Ce que je "reproche" à ce livre, où plutôt à l'auteur, c'est qu'il oublie parfois qu'il s'agit d'une autobiographie et, pendant de nombreuses pages, il ressemble davantage à un travail universitaire sur l'historiographie. Bien sûr, même dans ces parties de l'histoire, le travail reste exquis... mais il est également vrai qu'il devient souvent trop intellectuel, et il y a des chapitres qui, à mon avis, ne peuvent vraiment saisir que les personnes qui ont un intérêt extrême (ou des connaissances) pour l'histoire d'Istanbul. Si les passages sur la vie de l'auteur sont fluides et extrêmement intéressants, il y a aussi des passages où les références aux monuments de la ville se répètent jusqu'au désespoir.
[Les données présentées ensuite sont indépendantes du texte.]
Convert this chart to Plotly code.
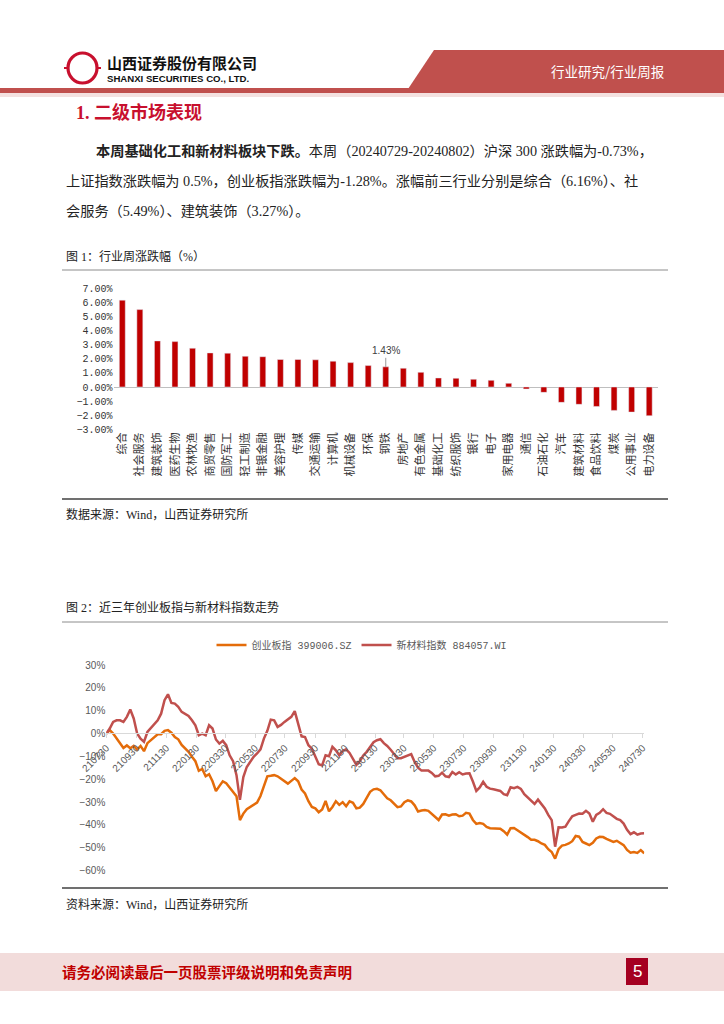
import plotly.graph_objects as go

# ---------------- data ----------------
industries = ["综合", "社会服务", "建筑装饰", "医药生物", "农林牧渔", "商贸零售", "国防军工", "轻工制造",
              "非银金融", "美容护理", "传媒", "交通运输", "计算机", "机械设备", "环保", "钢铁", "房地产",
              "有色金属", "基础化工", "纺织服饰", "银行", "电子", "家用电器", "通信", "石油石化", "汽车",
              "建筑材料", "食品饮料", "煤炭", "公用事业", "电力设备"]
weekly_change = [6.16, 5.49, 3.27, 3.22, 2.75, 2.42, 2.40, 2.18, 2.15, 1.95, 1.95, 1.93, 1.83, 1.73, 1.52,
                 1.43, 1.33, 1.04, 0.64, 0.62, 0.55, 0.47, 0.26, -0.14, -0.38, -1.09, -1.23, -1.38, -1.66,
                 -1.78, -2.04]

dates = [
    "2021-07-30", "2021-08-06", "2021-08-13", "2021-08-20", "2021-08-27", "2021-09-03", "2021-09-10",
    "2021-09-17", "2021-09-24", "2021-10-01", "2021-10-08", "2021-10-15", "2021-10-22", "2021-10-29",
    "2021-11-05", "2021-11-12", "2021-11-19", "2021-11-26", "2021-12-03", "2021-12-10", "2021-12-17",
    "2021-12-24", "2021-12-31",
    "2022-01-07", "2022-01-14", "2022-01-21", "2022-01-28", "2022-02-04", "2022-02-11", "2022-02-18",
    "2022-02-25", "2022-03-04", "2022-03-11", "2022-03-18", "2022-03-25", "2022-04-01", "2022-04-08",
    "2022-04-15", "2022-04-22", "2022-04-29", "2022-05-06", "2022-05-13", "2022-05-20", "2022-05-27",
    "2022-06-03", "2022-06-10", "2022-06-17", "2022-06-24", "2022-07-01", "2022-07-08", "2022-07-15",
    "2022-07-22", "2022-07-29", "2022-08-05", "2022-08-12", "2022-08-19", "2022-08-26", "2022-09-02",
    "2022-09-09", "2022-09-16", "2022-09-23", "2022-09-30", "2022-10-07", "2022-10-14", "2022-10-21",
    "2022-10-28", "2022-11-04", "2022-11-11", "2022-11-18", "2022-11-25", "2022-12-02", "2022-12-09",
    "2022-12-16", "2022-12-23", "2022-12-30",
    "2023-01-06", "2023-01-13", "2023-01-20", "2023-01-27", "2023-02-03", "2023-02-10", "2023-02-17",
    "2023-02-24", "2023-03-03", "2023-03-10", "2023-03-17", "2023-03-24", "2023-03-31", "2023-04-07",
    "2023-04-14", "2023-04-21", "2023-04-28", "2023-05-05", "2023-05-12", "2023-05-19", "2023-05-26",
    "2023-06-02", "2023-06-09", "2023-06-16", "2023-06-23", "2023-06-30", "2023-07-07", "2023-07-14",
    "2023-07-21", "2023-07-28", "2023-08-04", "2023-08-11", "2023-08-18", "2023-08-25", "2023-09-01",
    "2023-09-08", "2023-09-15", "2023-09-22", "2023-09-29", "2023-10-06", "2023-10-13", "2023-10-20",
    "2023-10-27", "2023-11-03", "2023-11-10", "2023-11-17", "2023-11-24", "2023-12-01", "2023-12-08",
    "2023-12-15", "2023-12-22", "2023-12-29",
    "2024-01-05", "2024-01-12", "2024-01-19", "2024-01-26", "2024-02-02", "2024-02-09", "2024-02-16",
    "2024-02-23", "2024-03-01", "2024-03-08", "2024-03-15", "2024-03-22", "2024-03-29", "2024-04-05",
    "2024-04-12", "2024-04-19", "2024-04-26", "2024-05-03", "2024-05-10", "2024-05-17", "2024-05-24",
    "2024-05-31", "2024-06-07", "2024-06-14", "2024-06-21", "2024-06-28", "2024-07-05", "2024-07-12",
    "2024-07-19", "2024-07-26", "2024-08-02"]

chinext = [
    0, 1.5, 0.0, -2.3, -4.4, -6.3, -5.2, -6.4, -5.4, -7.0,
    -5.4, -7.7, -4.2, -2.9, -1.9, -0.3, -0.3, 1.2, 1.5, 0.4,
    -1.5, -2.5, -5.0, -6.3, -8.0, -10.1, -12.1, -16.3, -15.5, -18.7,
    -17.8, -20.9, -25.2, -23.0, -20.9, -21.7, -23.5, -25.1, -27.4, -37.9,
    -35.0, -33.1, -32.1, -31.1, -30.2, -27.3, -22.7, -18.7, -18.5, -18.2,
    -18.7, -19.7, -20.7, -21.9, -20.7, -19.5, -20.9, -24.5, -26.2, -29.6,
    -32.1, -32.7, -34.4, -33.2, -29.5, -34.0, -32.1, -29.6, -31.2, -30.0,
    -31.8, -29.6, -30.3, -32.7, -32.4, -30.8, -28.1, -25.5, -24.4, -24.2,
    -24.8, -26.5, -28.3, -29.2, -30.6, -32.2, -31.9, -30.0, -29.2, -29.7,
    -31.4, -34.1, -33.7, -33.5, -33.8, -35.0, -36.2, -37.8, -35.4, -35.3,
    -35.9, -35.4, -35.3, -36.2, -35.9, -34.7, -35.0, -37.8, -39.5, -39.1,
    -39.5, -40.8, -41.4, -41.4, -41.6, -41.6, -42.7, -44.2, -41.4, -41.3,
    -42.3, -43.2, -44.2, -45.3, -46.5, -46.5, -47.1, -48.1, -48.7, -50.6,
    -51.8, -54.7, -50.6, -49.0, -48.7, -48.1, -47.1, -44.8, -45.1, -47.4,
    -48.1, -48.8, -47.8, -45.9, -45.2, -45.3, -46.1, -46.8, -47.4, -46.9,
    -47.9, -48.8, -50.9, -52.1, -51.8, -52.2, -51.0, -52.4]

new_material = [
    0, 2.2, 5.1, 5.8, 5.8, 5.1, 7.3, 10.5, 6.6, 0.0,
    -2.2, -3.6, 0.7, 2.5, 4.4, 5.8, 8.7, 14.6, 17.2, 13.4,
    13.1, 11.7, 9.5, 8.7, 7.7, 5.8, 3.6, -0.7, 0.0, -0.7,
    3.6, 2.2, -2.6, -4.4, -3.2, -5.1, -9.5, -12.1, -18.2, -29.0,
    -19.0, -14.6, -12.4, -10.2, -8.7, -6.9, -2.2, 1.2, 6.1, 5.8,
    2.9, 3.8, 5.1, 6.1, 7.3, 9.8, 4.7, -1.2, -1.5, -5.1,
    -6.6, -9.8, -13.4, -13.9, -9.5, -9.9, -5.8, -7.3, -9.5, -7.6,
    -6.9, -8.5, -11.4, -13.7, -12.1, -9.6, -8.0, -6.1, -3.8, -2.9,
    -2.5, -4.2, -5.4, -7.1, -8.9, -10.8, -10.8, -10.2, -9.8, -9.0,
    -12.4, -14.9, -16.2, -16.2, -16.2, -17.2, -18.7, -18.5, -17.1, -18.7,
    -19.0, -16.8, -17.9, -16.9, -17.9, -17.5, -17.4, -21.0, -25.1, -23.6,
    -21.1, -23.3, -24.1, -24.4, -24.8, -25.1, -26.5, -27.0, -23.5, -23.9,
    -23.3, -24.2, -26.5, -27.9, -29.5, -30.8, -28.9, -30.9, -32.8, -35.6,
    -37.9, -49.5, -41.0, -41.1, -40.7, -38.3, -36.2, -35.6, -35.0, -35.1,
    -33.8, -35.0, -38.6, -35.6, -34.7, -33.1, -34.7, -35.1, -36.2, -37.3,
    -37.9, -39.4, -42.1, -44.0, -43.2, -44.2, -43.7, -43.6]

tick_dates = ["2021-07-30", "2021-09-30", "2021-11-30", "2022-01-30", "2022-03-30", "2022-05-30",
              "2022-07-30", "2022-09-30", "2022-11-30", "2023-01-30", "2023-03-30", "2023-05-30",
              "2023-07-30", "2023-09-30", "2023-11-30", "2024-01-30", "2024-03-30", "2024-05-30",
              "2024-07-30"]
tick_labels = ["210730", "210930", "211130", "220130", "220330", "220530", "220730", "220930", "221130",
               "230130", "230330", "230530", "230730", "230930", "231130", "240130", "240330", "240530",
               "240730"]

# ---------------- page geometry helpers ----------------
W, H = 724, 1024


def px(x):
    return x / W


def py(y):
    return 1 - y / H


SANS = "Noto Sans CJK SC, sans-serif"
SERIF = "Liberation Serif, Noto Sans CJK SC, serif"

fig = go.Figure()

fig.add_trace(go.Bar(
    x=industries, y=weekly_change, marker_color="#C00000", width=0.34,
    showlegend=False, xaxis="x", yaxis="y", hoverinfo="skip"))

fig.add_trace(go.Scatter(
    x=dates, y=chinext, name="创业板指 399006.SZ", mode="lines",
    line=dict(color="#E46C0A", width=2.5), xaxis="x2", yaxis="y2"))
fig.add_trace(go.Scatter(
    x=dates, y=new_material, name="新材料指数 884057.WI", mode="lines",
    line=dict(color="#C0504D", width=2.5), xaxis="x2", yaxis="y2"))

shapes = []


def rect(x0, y0, x1, y1, fill, line_w=0, line_c=None):
    shapes.append(dict(type="rect", xref="paper", yref="paper",
                       x0=px(x0), x1=px(x1), y0=py(y1), y1=py(y0),
                       fillcolor=fill, line=dict(width=line_w, color=line_c or fill), layer="below"))


def hline(y, x0, x1, color, w):
    shapes.append(dict(type="line", xref="paper", yref="paper",
                       x0=px(x0), x1=px(x1), y0=py(y), y1=py(y),
                       line=dict(color=color, width=w)))


# header
shapes.append(dict(type="path", xref="paper", yref="paper",
                   path=f"M {px(434)},{py(50)} L {px(724)},{py(50)} L {px(724)},{py(89)} L {px(408)},{py(89)} Z",
                   fillcolor="#C0504D", line=dict(width=0), layer="below"))
rect(0, 88, 724, 93, "#C0504D")
rect(0, 93, 724, 97, "#F4E1E0")
# logo
shapes.append(dict(type="circle", xref="paper", yref="paper",
                   x0=px(68), x1=px(97), y0=py(83), y1=py(53),
                   line=dict(color="#C8102E", width=3.2), fillcolor="white"))
rect(75, 61, 90, 75, "white", 2.6, "#C8102E")
rect(79.5, 65, 85.5, 71, "#C8102E")
rect(64, 67, 75, 69, "#C8102E")
rect(90, 67, 101, 69, "#C8102E")

# figure frames
hline(270, 62, 668, "#8C8C8C", 1)
hline(499, 62, 668, "#404040", 1.4)
hline(622, 62, 668, "#8C8C8C", 1)
hline(888, 62, 668, "#404040", 1.4)

# footer
rect(0, 953, 724, 991, "#F2DCDB")
rect(626, 958, 648, 985, "#A50021")

fig.update_layout(shapes=shapes)

ann = []


def text(x, y, s, size, color="#222222", family=SERIF, anchor="left"):
    ann.append(dict(xref="paper", yref="paper", x=px(x), y=py(y), text=s, showarrow=False,
                    xanchor=anchor, yanchor="middle", align="left",
                    font=dict(size=size, color=color, family=family)))


text(105, 62, "<b>山西证券股份有限公司</b>", 15, "#111111", SANS)
text(105, 78, "<b>SHANXI SECURITIES CO., LTD.</b>", 9.6, "#111111", "Liberation Sans, Arial")
text(607, 71, "行业研究/行业周报", 13.5, "white", SANS, "center")

text(74, 112, "<b>1. 二级市场表现</b>", 18, "#C8102E", SERIF)
text(94, 151, "<b>本周基础化工和新材料板块下跌。</b>本周（20240729-20240802）沪深 300 涨跌幅为-0.73%，", 14.2, "#222222", SERIF)
text(64, 181, "上证指数涨跌幅为 0.5%，创业板指涨跌幅为-1.28%。涨幅前三行业分别是综合（6.16%）、社", 14.2, "#222222", SERIF)
text(64, 211, "会服务（5.49%）、建筑装饰（3.27%）。", 14.2, "#222222", SERIF)

text(64, 256, "图 1：行业周涨跌幅（%）", 12, "#222222", SERIF)
text(64, 514, "数据来源：Wind，山西证券研究所", 12, "#222222", SERIF)
text(64, 607, "图 2：近三年创业板指与新材料指数走势", 12, "#222222", SERIF)
text(64, 904, "资料来源：Wind，山西证券研究所", 12, "#222222", SERIF)

text(60, 971, "<b>请务必阅读最后一页股票评级说明和免责声明</b>", 14.5, "#C00000", SANS)
text(637, 971, "5", 17, "white", "Liberation Sans, Arial", "center")

# data label on 钢铁
ann.append(dict(xref="x", yref="y", x="钢铁", y=1.43, text="1.43%", showarrow=True,
                arrowhead=0, arrowwidth=0.8, arrowcolor="#808080", ax=0, ay=-16,
                font=dict(size=10, color="#404040", family="Liberation Sans, Arial")))

fig.update_layout(annotations=ann)

fig.update_layout(
    width=W, height=H, margin=dict(l=0, r=0, t=0, b=0, pad=0, autoexpand=False),
    paper_bgcolor="white", plot_bgcolor="rgba(0,0,0,0)",
    bargap=0.66,
    xaxis=dict(domain=[px(113.5), px(658)], anchor="y", type="category", tickangle=-90,
               tickfont=dict(size=11, color="#333333", family=SANS), showline=False,
               showgrid=False, ticks="", automargin=False),
    yaxis=dict(domain=[py(429.3), py(288.3)], anchor="x", range=[-3, 7], dtick=1,
               tickformat=".2f", ticksuffix="%", showgrid=False, zeroline=True,
               zerolinecolor="#BFBFBF", zerolinewidth=1, showline=False, automargin=False,
               tickfont=dict(size=10, color="#333333", family="Liberation Mono, monospace")),
    xaxis2=dict(domain=[px(106.3), px(644.2)], anchor="free", position=py(733.3), type="date",
                range=["2021-07-30", "2024-08-02"], tickvals=tick_dates, ticktext=tick_labels,
                tickangle=-45, showline=True, linecolor="#D9D9D9", linewidth=1, automargin=False,
                ticks="outside", ticklen=4, tickcolor="#D9D9D9", showgrid=False,
                tickfont=dict(size=10, color="#595959", family="Liberation Sans, Arial")),
    yaxis2=dict(domain=[py(870.7), py(665)], anchor="x2", range=[-60, 30], dtick=10,
                ticksuffix="%", showgrid=False, zeroline=False, showline=False, automargin=False,
                tickfont=dict(size=10, color="#595959", family="Liberation Sans, Arial")),
    legend=dict(orientation="h", x=px(362), xanchor="center", y=py(645), yanchor="middle",
                font=dict(size=10, color="#595959", family="Liberation Mono, Noto Sans CJK SC"),
                bgcolor="rgba(0,0,0,0)", itemwidth=30, tracegroupgap=0),
)

fig.write_html("out.html", config={"displayModeBar": False},
               post_script="document.body.style.margin='0';document.body.style.padding='0';"
                           "document.body.style.overflow='hidden';")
Certains sujets (comme les étrangers qui ont écrit sur la ville, l'omniprésence du Bosphore, les manoirs en bois, le sentiment de mélancolie) reviennent si souvent dans le livre qu'ils finissent par devenir des clichés. Malgré cela, le livre est une grande oeuvre que je suis heureuse d'avoir lue, je dois avouer que c'était plus par intérêt pour l'auteur, que pour la ville, car j'aime beaucoup sa plume.

Des photographies en noir et blanc accompagnent le texte et donnent vie à l'Istanbul d'il y a un demi-siècle : les rues pavées, les maisons en bois qui vacillent, les incendies qui font rage, les meutes de chiens, les ferries qui crachent de la fumée. Pamuk et sa famille.